Ontario plans Green Energy Act repeal

CANADA: Ontario's government has introduced legislation to repeal the state's Green Energy Act (GEA), the key policy behind the state's feed-in tariff for wind power projects.

The legislation would allow municipal authorities to stop project approvals
The legislation would allow municipal authorities to stop project approvals

The GEA, passed in May 2009, provided project operators with a guaranteed purchase price through a feed-in tariff and a simplified regulatory structure, and removed limits on project size or on how much capacity can be brought online.

But the new conservative Ontario government, elected in early June, has vowed to repeal the GEA, claiming it tripled electricity bills under the last government, prevented municipal authorities from rejecting projects, and had "driven manufacturing jobs out of Ontario".

The Canadian Wind Energy Association, (CanWEA), however, has described these claims as "inaccurate" and "misleading".

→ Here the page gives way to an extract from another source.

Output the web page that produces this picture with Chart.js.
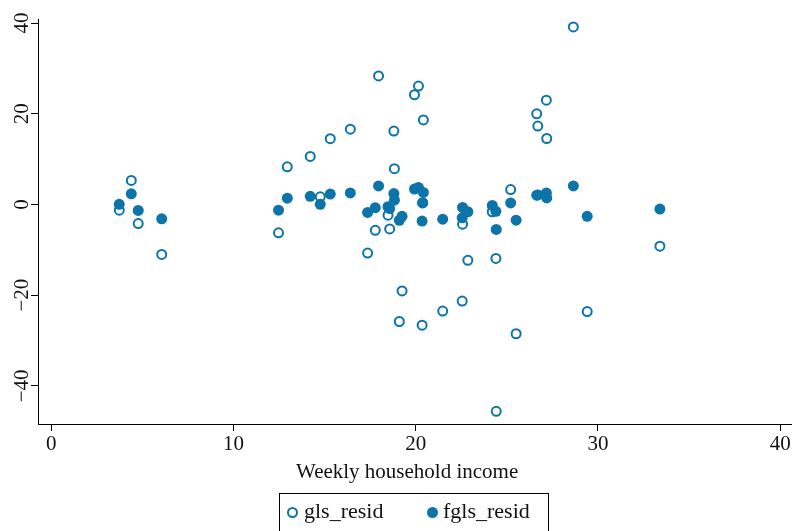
<!DOCTYPE html>
<html>
<head>
<meta charset="utf-8">
<script src="https://cdn.jsdelivr.net/npm/chart.js@4.4.0/dist/chart.umd.min.js"></script>
<style>
  html, body { margin: 0; padding: 0; background: #fff; }
  #wrap { position: relative; width: 792px; height: 531px; overflow: hidden; }
  #legend {
    position: absolute; left: 279px; top: 493px; width: 270px; height: 60px;
    border: 1px solid #000; box-sizing: border-box;
    font-family: 'Liberation Serif', 'DejaVu Serif', serif; font-size: 22px; color: #111;
  }
  #legend .mark { position: absolute; width: 11px; height: 11px; border-radius: 50%; box-sizing: border-box; top: 13px; }
  #legend .hollow { border: 2px solid #0d74a9; }
  #legend .filled { background: #0d74a9; }
  #legend .txt { position: absolute; top: 6px; line-height: 22px; white-space: nowrap; }
</style>
</head>
<body>
<div id="wrap">
  <canvas id="residChart" width="792" height="531"></canvas>
  <div id="legend">
    <span class="mark hollow" style="left:7px"></span><span class="txt" style="left:24px">gls_resid</span>
    <span class="mark filled" style="left:147px"></span><span class="txt" style="left:163px">fgls_resid</span>
  </div>
</div>
<script>
// === dữ liệu ===
const incomeX = [3.73, 4.39, 4.77, 6.06, 12.47, 12.95, 14.21, 14.76, 15.31, 16.41,
                 17.36, 17.78, 17.96, 18.48, 18.57, 18.80, 18.83, 19.10, 19.25, 19.93,
                 20.15, 20.35, 20.42, 20.38, 21.48, 22.55, 22.57, 22.86, 24.20, 24.40,
                 24.42, 25.21, 25.51, 26.64, 26.70, 27.17, 27.19, 28.65, 29.41, 33.40];
const glsResid = [-1.25, 5.3, -4.2, -11.0, -6.25, 8.3, 10.6, 1.7, 14.5, 16.6,
                  -10.7, -5.7, 28.35, -2.35, -5.4, 16.2, 7.9, -25.8, -19.05, 24.2,
                  26.1, -26.6, 18.65, 0.4, -23.5, -21.3, -4.35, -12.3, -1.6, -11.9,
                  -45.6, 3.3, -28.5, 20.0, 17.3, 23.0, 14.55, 39.15, -23.6, -9.2];
const fglsResid = [0.05, 2.35, -1.3, -3.15, -1.25, 1.4, 1.8, 0.05, 2.3, 2.55,
                   -1.75, -0.7, 4.1, -0.5, -0.9, 2.4, 0.95, -3.5, -2.6, 3.4,
                   3.75, -3.65, 2.65, 0.35, -3.25, -2.95, -0.65, -1.6, -0.2, -1.5,
                   -5.5, 0.35, -3.45, 2.05, 2.1, 2.55, 1.45, 4.1, -2.6, -1.0];
const xTicks = [0, 10, 20, 30, 40];
const yTicks = [-40, -20, 0, 20, 40];

const markColor = '#0d74a9';
const inkColor = '#111';
const serif = "'Liberation Serif', 'DejaVu Serif', serif";

const toPoints = (ys) => incomeX.map((x, i) => ({ x: x, y: ys[i] }));

// nhãn trục y xoay 90 độ (kiểu Stata)
const yLabelPlugin = {
    id: 'yLabels',
    afterDraw(chart) {
        const { ctx, scales: { y } } = chart;
        ctx.save();
        ctx.font = "21px 'Liberation Serif', 'DejaVu Serif', serif";
        ctx.fillStyle = inkColor;
        ctx.textAlign = 'center';
        ctx.textBaseline = 'middle';
        yTicks.forEach(v => {
            const py = y.getPixelForValue(v);
            ctx.save();
            ctx.translate(22, py);
            ctx.rotate(-Math.PI / 2);
            ctx.fillText(v < 0 ? '\u2212' + Math.abs(v) : String(v), 0, 0);
            ctx.restore();
        });
        ctx.restore();
    }
};

new Chart(document.getElementById('residChart'), {
    type: 'scatter',
    data: {
        datasets: [{
            label: 'gls_resid',
            data: toPoints(glsResid),
            pointStyle: 'circle',
            pointRadius: 4.5,
            borderWidth: 2,
            borderColor: markColor,
            backgroundColor: 'rgba(0,0,0,0)',
            order: 1
        }, {
            label: 'fgls_resid',
            data: toPoints(fglsResid),
            pointStyle: 'circle',
            pointRadius: 5.5,
            borderWidth: 0,
            borderColor: markColor,
            backgroundColor: markColor,
            order: 0
        }]
    },
    options: {
        responsive: false,
        animation: false,
        devicePixelRatio: 1,
        layout: { autoPadding: false, padding: { top: 19, right: 0, left: 0, bottom: 0 } },
        plugins: { legend: { display: false }, tooltip: { enabled: false } },
        scales: {
            x: {
                type: 'linear',
                min: -0.73,
                max: 40.65,
                afterBuildTicks: s => { s.ticks = xTicks.map(v => ({ value: v })); },
                afterFit: s => { s.height = 107; },
                grid: { drawOnChartArea: false, drawTicks: true, tickLength: 7, color: '#000', lineWidth: 1 },
                border: { display: true, color: '#000', width: 1 },
                ticks: { font: { family: serif, size: 21 }, color: inkColor, padding: 1, maxRotation: 0, autoSkip: false },
                title: {
                    display: true,
                    // khoảng trắng cuối để dịch tiêu đề sang trái một chút như bản gốc
                    text: 'Weekly household income\u00A0\u00A0\u00A0',
                    font: { family: serif, size: 21, lineHeight: 1 },
                    color: inkColor,
                    padding: { top: 0, bottom: 48 }
                }
            },
            y: {
                type: 'linear',
                min: -48.4,
                max: 40.9,
                afterBuildTicks: s => { s.ticks = yTicks.map(v => ({ value: v })); },
                afterFit: s => { s.width = 38; },
                grid: { drawOnChartArea: false, drawTicks: true, tickLength: 7, color: '#000', lineWidth: 1 },
                border: { display: true, color: '#000', width: 1 },
                ticks: { display: false }
            }
        }
    },
    plugins: [yLabelPlugin]
});
</script>
</body>
</html>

Infrastructure minister Monte McNaughton said: "Well-connected energy insiders made fortunes putting up wind farms and solar panels that gouge hydro consumers in order to generate electricity that Ontario doesn’t need.

"Today, we are proud to say that the party with taxpayers’ money is over."

Wind and solar represent 11% of Ontario’s total generation, the government stated.

The two energy sources represent 30% of Global Adjustment costs — the difference between the hourly spot price and the contracted price the grid operator pays for generation — passed on to consumers, the government claimed.

However, CanWEA rejected the government’s suggestions that renewable energy investments had increased electricity bills for consumers and restricted job creation.

"Ontario’s electricity bills have increased because the province made significant investments in multiple forms of new electricity generation and new electricity infrastructure in conjunction with the phase-out of coal-fired generation," CanWEA president, Robert Hornung, said.

He added that Ontario’s wind farms were providing "long-term, stable pricing" for taxpayers and were creating green jobs in the province.

CanWEA stated that it would review and assess the legislation further.

One of the first acts by premier Doug Ford was to abandon the ‘cap-and-trade’ carbon tax programme.

Earlier this month, the government challenged the constitutionality of the federal government’s carbon tax plans in Canada’s Court of Appeal.

In July, the Ontario government cancelled contracts for hundreds of renewable energy projects, including four large wind farms, because they had "missed key development milestones".